Axios Macro

December 18, 2024
One year ago, we asked you to predict how the economy would perform in 2024. You got it pretty much exactly right. More below, plus the latest housing data.
- Now it's time to create the 2025 Axios Macro consensus. Please enter your predictions here. We'll share the results on Friday. 🔮
Situational awareness: The final Federal Reserve policy meeting of the year concludes today. The statement and new economic projections are out at 2pm ET, and chair Jerome Powell's press conference starts at 2:30. Neil will be in the room. ✋
Today's newsletter, edited by Ben Berkowitz and copy edited by Katie Lewis, is 660 words, a 2½-minute read.
1 big thing: Your forecast became (mostly) reality
Maybe it's the wisdom of the crowds or involves a little luck. But we prefer to attribute the accuracy of your 2024 economic predictions to the fact that Macro readers are a smart and savvy group.
The big picture: You saw solid growth, diminishing inflation and an intact job market in the cards for this year, and that's precisely what materialized.
By the numbers: The Axios Macro consensus — the median prediction of about 600 people who logged their guesses last December — was for 2.5% GDP growth with just 25% odds of a recession.
- The U.S. has indeed skirted recession, and GDP rose 2.7% for the relevant period (year-over-year change as of Q3).
- Inflation moderated just as Macro readers expected. The Consumer Price Index rose 2.7% in the 12 months ended in November, in line with the 2.8% that was the median reader projection.
State of play: You correctly foresaw modest cooling in the job market — but it cooled a bit more than you anticipated.
- The unemployment rate stood at 4.2% in November, slightly above the 4% of the median forecast.
- You anticipated payroll job growth averaging 195,000 a month in 2024; through November, that number was 180,000.
You also correctly projected the scale of Federal Reserve monetary easing that would arrive in 2024.
- Last December, the Fed's target interest rate was around 5.4%, and you anticipated it would fall to 4.5%.
- It's currently around 4.6%, and if the Federal Open Market Committee acts as expected at today's policy meeting by delivering another quarter-point cut in its target range, it would fall to about 4.4%.
Reality check: Macro readers' one forecasting whiff was in anticipating that those Fed rate cuts would translate into significantly lower long-term interest rates.
- The 10-year Treasury yield was 4.4% this morning, nearly a full percentage point higher than the 3.5% readers anticipated.
- Those longer-term yields are set in global bond markets, which are essentially betting that we aren't returning to the 2010s regime of persistently low inflation and low rates.
The bottom line: In making any major economic decisions this year, if you stuck with the Axios Macro consensus as your baseline, you did pretty well for yourself.
- Here's that link again, if you'd like to participate in shaping the 2025 projections.
2. Homebuilding's ugly November


Much of what plagued the housing market last year has persisted throughout 2024. That is one big takeaway from new data out today.

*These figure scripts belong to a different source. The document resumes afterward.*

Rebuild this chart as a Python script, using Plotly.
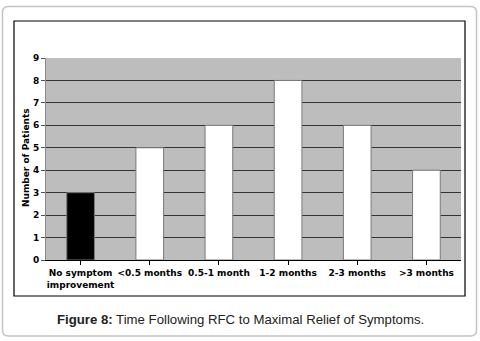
import plotly.graph_objects as go

categories = ["No symptom<br>improvement", "<0.5 months", "0.5-1 month", "1-2 months", "2-3 months", ">3 months"]
values = [3, 5, 6, 8, 6, 4]
bar_colors = ["#000000", "#ffffff", "#ffffff", "#ffffff", "#ffffff", "#ffffff"]
y_ticks = list(range(0, 10))

W, H = 480, 341
L, R, T, B = 46, 461, 58, 260

def px(x):
    return (x - L) / (R - L)

def py(y):
    return (B - y) / (B - T)

fig = go.Figure()
fig.add_trace(go.Bar(
    x=list(range(len(categories))), y=values,
    marker=dict(color=bar_colors, line=dict(color="#7a7a7a", width=1)),
    width=0.4,
))

def rounded_rect(x0, y0, x1, y1, r):
    def P(x, y):
        return f"{px(x):.5f},{py(y):.5f}"
    d = (f"M {P(x0 + r, y0)} L {P(x1 - r, y0)} Q {P(x1, y0)} {P(x1, y0 + r)} "
         f"L {P(x1, y1 - r)} Q {P(x1, y1)} {P(x1 - r, y1)} "
         f"L {P(x0 + r, y1)} Q {P(x0, y1)} {P(x0, y1 - r)} "
         f"L {P(x0, y0 + r)} Q {P(x0, y0)} {P(x0 + r, y0)} Z")
    return d

shapes = [
    dict(type="path", xref="paper", yref="paper", path=rounded_rect(2.5, 6.5, 476.5, 336, 6),
         line=dict(color="#c4c4c4", width=1.5), layer="below"),
    dict(type="rect", xref="paper", yref="paper", x0=px(14), x1=px(465), y0=py(21), y1=py(296),
         line=dict(color="#000000", width=1.2), layer="below"),
]

fig.update_layout(
    width=W, height=H,
    margin=dict(l=L, r=W - R, t=T, b=H - B),
    paper_bgcolor="white",
    plot_bgcolor="#bdbdbd",
    showlegend=False,
    shapes=shapes,
    xaxis=dict(
        tickmode="array", tickvals=list(range(len(categories))), ticktext=categories,
        range=[-0.5, len(categories) - 0.5],
        showgrid=False, zeroline=False,
        showline=True, linecolor="#000000", linewidth=1,
        ticks="outside", ticklen=4, tickcolor="#000000",
        tickfont=dict(family="DejaVu Sans", size=9, color="#000000", weight="bold"),
    ),
    yaxis=dict(
        range=[0, 9], tickvals=y_ticks,
        showgrid=True, gridcolor="#333333", gridwidth=1,
        zeroline=False,
        showline=True, linecolor="#8a8a8a", linewidth=1,
        ticks="outside", ticklen=4, tickcolor="#555555",
        tickfont=dict(family="DejaVu Sans", size=9, color="#000000", weight="bold"),
    ),
    annotations=[
        dict(text="Number of Patients", xref="paper", yref="paper", x=px(26), y=py(158),
             xanchor="center", yanchor="middle",
             showarrow=False, textangle=-90,
             font=dict(family="DejaVu Sans", size=9, color="#000000", weight="bold")),
        dict(text="<b>Figure 8:</b> Time Following RFC to Maximal Relief of Symptoms.",
             xref="paper", yref="paper", x=px(240), y=py(319), showarrow=False,
             xanchor="center", yanchor="middle",
             font=dict(family="Liberation Sans", size=13.2, color="#222222")),
    ],
)

fig.write_html("out.html")
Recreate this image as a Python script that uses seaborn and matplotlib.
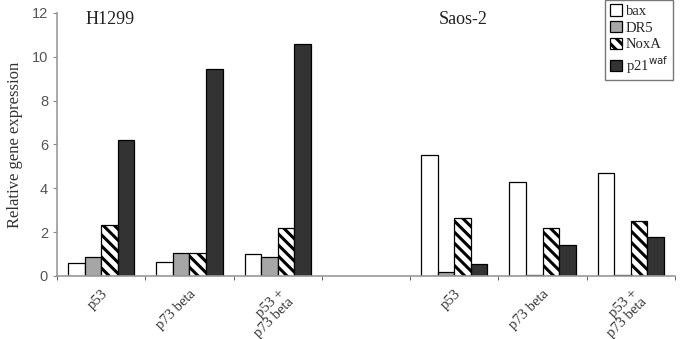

The big picture: The number of homes under construction continues to decline from the peak seen two years ago — and in November, homebuilders broke ground on new construction at a slower pace.
- Housing starts fell almost 2% from the prior month, to an annualized rate of 1.3 million, a four-month low.
- Multi-housing construction fell more than 20%, offsetting the roughly 6% increase in single-family units that were started last month.
Yes, but: While homebuilders were slow to start new projects, there are elevated rates of finished housing projects across the country — a sign that more supply might be coming online.
- Housing completions were about 2% lower than in October, but more than 9% higher than the same period a year ago.
- An indicator of building activity in the future was also positive. Housing permits — that is, approvals for construction projects — rose 6%, overwhelmingly due to higher approvals for multifamily construction.
Fed rate cuts have not translated into significantly lower mortgage rates. That is weighing on affordability and keeping homeownership out of reach for prospective buyers.
- Meanwhile, existing homeowners are hesitant to give up their low-rate mortgages.
- "The main factor that will determine the direction of the housing market will be mortgage rates, which we think will take a long while to reach a comfortable range for many buyers," analysts at Bank of America wrote in a note today.
- "Given that many homeowners locked in low rates during Covid, a mortgage rate above 6% would still be too high to promote significant activity," they added.